少林サッカー

こんな映画を観た。

以下は熊本のタウン誌「モコス」に執筆したものです。

駄目なヤツらががんばる映画が好きだ!
「がんばれベアーズ」「サボテン・ブラザース」「ギャラクシー・クエスト」etc。世間から落ちこぼれたヤツらが、失敗を繰り返しながらも、力をあわせて何かに立ち向ってゆく・・・・そんな姿を観ると、師範代、泣けて泣けて・・・・・。

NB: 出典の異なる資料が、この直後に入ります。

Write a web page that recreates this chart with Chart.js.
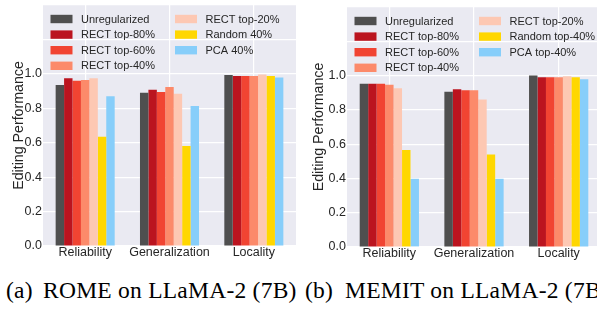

今回紹介する「少林サッカー」もそんな作品。少林寺拳法の達人たちが、サッカーチームを結成して、全国大会に出場してしまうという荒唐無稽なコメディ・アクション映画なのですが、映画の冒頭に登場するかつての達人たちは、今では、まったくの駄目人間。社会のアウトサイダーたちの情けない感じが、笑えて笑えて、かつ泣かせます。小学生の頃、ブルース・リー映画を観て、手製のヌンチャクを振りまわした経験のある男子諸君は、我が事のように感情移入できるはず。
「どんなに体を鍛えたって、世間をそれで渡っていけるわけじゃない。所詮、世間は冷たいのさ。誰もがブルース・リーになれるわけじゃないんだ。」(あああ、キビシー!!by財津一郎風)
しかし、しかし、しかぁぁぁし、達人たちは、あきらめないのだ!がんばるのだ!・・・・・・そんな彼らに、絶体絶命の場面で「奇跡」が起きる!「このシーンで泣かないヤツがいたら表へ出ろ!!」って感じです。

少林サッカー」の監督・脚本・主演をつとめたのは、香港映画界の喜劇王チャウ・シンチー周星馳)。彼は、香港映画の歴代興行収入ベスト10に4本もの作品をランクインさせているという香港の超大物俳優。ライバルのジャッキー・チェンが、ハリウッドで大成功を収めているここ2年の間、人気俳優の彼は沈黙を守っていました。実は、この「少林サッカー」の製作にかかりっきりだったのです。香港ならではのワイヤーを使った大掛かりなアクション・シーンに加え、この映画では、世界最高のCG技術が投入されています。
先日来日し、記者会見したシンチーは、「なぜ2年もかかったのかとよく質問されますが、これだけ複雑な内容の映画を、よく2年で完成できたと思います。他のスタッフだったら、もっと時間がかかっていたでしょう。」と自信の程を語りました。
確かに、この映画には、ハリウッド映画が失ってしまった「熱」があります。CGで俳優の動きをごまかすのでなく、最初から高度なアクションが出来る俳優を起用して、さらにCGで迫力を増すという、誰も成しえなかった映画の作り方に世界が驚いたのです。

香港映画歴代ナンバーワンの大ヒットとなったこの「少林サッカー」。いよいよ5月に日本と全米で同時に公開。なにしろ、香港ではあの「ハリーポッターと賢者の石」ですら勝てなかったオバケ映画なのです。とにかく、この「奇跡」を観よ!!そして泣け!!